I've been going to RT for three years now. I'm hardly a veteran, but I quickly learned that even the most innocent action (even one that might be okay in another environment) that can be mistaken for something else may draw negative attention to the parties involved. Having fun is just fine. It's a matter of keeping it to a certain level, not crossing the line.

BTW, I was critical of that dress, and I could wear it. I'm not jealous. It's a matter of my being concerned about sending a certain message to the many editors, agents, booksellers, reviewers and industry professionals I'm there to network with. I am looking to have fun but also garner their respect. It's a tough balancing act, especially considering the many prejudices ebook authors and publishers face.

I don't know who you are or why you came to RT. And I'm not trying to be critical. Just to give you a bit of advice. Take it. Ignore it. Tell me I'm full of you-know-what. I'm simply trying to help.

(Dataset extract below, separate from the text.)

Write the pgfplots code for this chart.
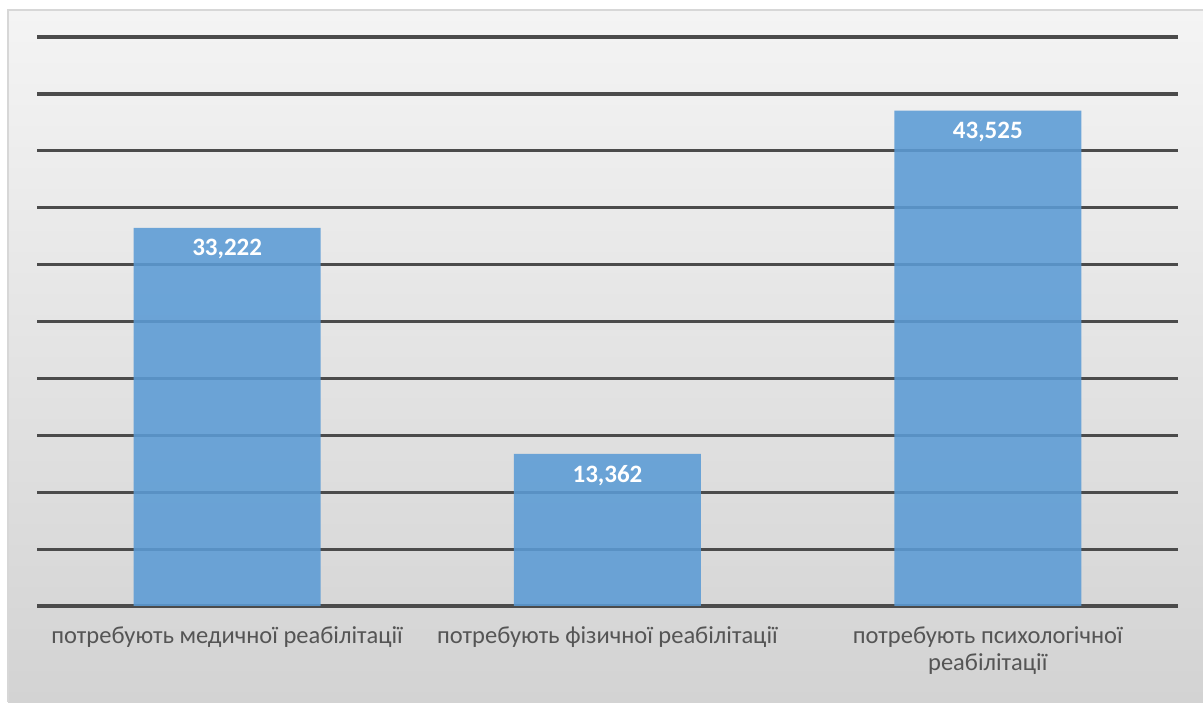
\documentclass[border=0pt]{standalone}
\usepackage{fontspec}
\setmainfont{Carlito}
\usepackage{pgfplots}
\pgfplotsset{compat=1.18}
\definecolor{barblue}{RGB}{91,155,213}
\definecolor{gridc}{RGB}{75,75,75}
\definecolor{labc}{RGB}{85,85,85}
\definecolor{bgtop}{RGB}{244,244,244}
\definecolor{bgbot}{RGB}{211,211,211}
\definecolor{framec}{RGB}{215,215,215}
\begin{document}
\begin{tikzpicture}[x=1pt,y=1pt]
\useasboundingbox (0,0) rectangle (1203,702);
\fill[white] (0,0) rectangle (1203,702);
\shade[top color=bgtop, bottom color=bgbot] (8,0) rectangle (1203,692);
\draw[framec, line width=1.5pt] (8,0) -- (8,692) -- (1203,692);
\begin{axis}[
  scale only axis,
  width=1141pt, height=569pt,
  at={(37pt,96pt)}, anchor=south west,
  xmin=-0.5, xmax=2.5, ymin=0, ymax=50,
  ybar, bar width=187pt,
  axis line style={draw=none},
  xtick={0,1,2},
  xticklabels={потребують медичної реабілітації, потребують фізичної реабілітації, {потребують психологічної\\реабілітації}},
  x tick label style={align=center, font=\fontsize{24.5}{27}\selectfont, text=labc, yshift=-17pt},
  ytick={0,5,...,50},
  yticklabels={},
  major tick length=0pt,
  ymajorgrids,
  grid style={gridc, line width=3.2pt},
  nodes near coords={\pgfmathprintnumber[fixed, fixed zerofill, precision=3, use comma]{\pgfplotspointmeta}},
  nodes near coords style={anchor=north, yshift=-8pt, text=white, font=\bfseries\fontsize{25}{28}\selectfont},
  /pgf/number format/assume math mode=true,
]
\addplot[fill=barblue, fill opacity=0.88, draw=none, text opacity=1] coordinates {(0,33.222) (1,13.362) (2,43.525)};
\end{axis}
\end{tikzpicture}
\end{document}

I hope you and your friends will come back to RT next year, and I hope you have fun. Just remember, there are over a thousand people there, armed with cameras, looking for something juicy to shoot and snark about on their blogs :) Ideally, if it's going to be your picture on their blog, you want it to be a shot of you doing something good and uplifting to the industry.

Kate Douglas said...

Tawny wrote: Just remember, there are over a thousand people there, armed with cameras, looking for something juicy to shoot and snark about on their blogs :) Ideally, if it's going to be your picture on their blog, you want it to be a shot of you doing something good and uplifting to the industry.===

Unfortunately, Tawny, if you're doing something good and uplifting for the industry, you probably won't make it on someone's blog! Yours is an excellent post, by the way--impressions can last a long time, and if you make a bad one, you're going to be stuck with it for...uh, forever? Yep...forever.

Tawny Taylor said...

Ohmygosh, yes, Kate. It's hard to get "good" press; so much easier to get bad.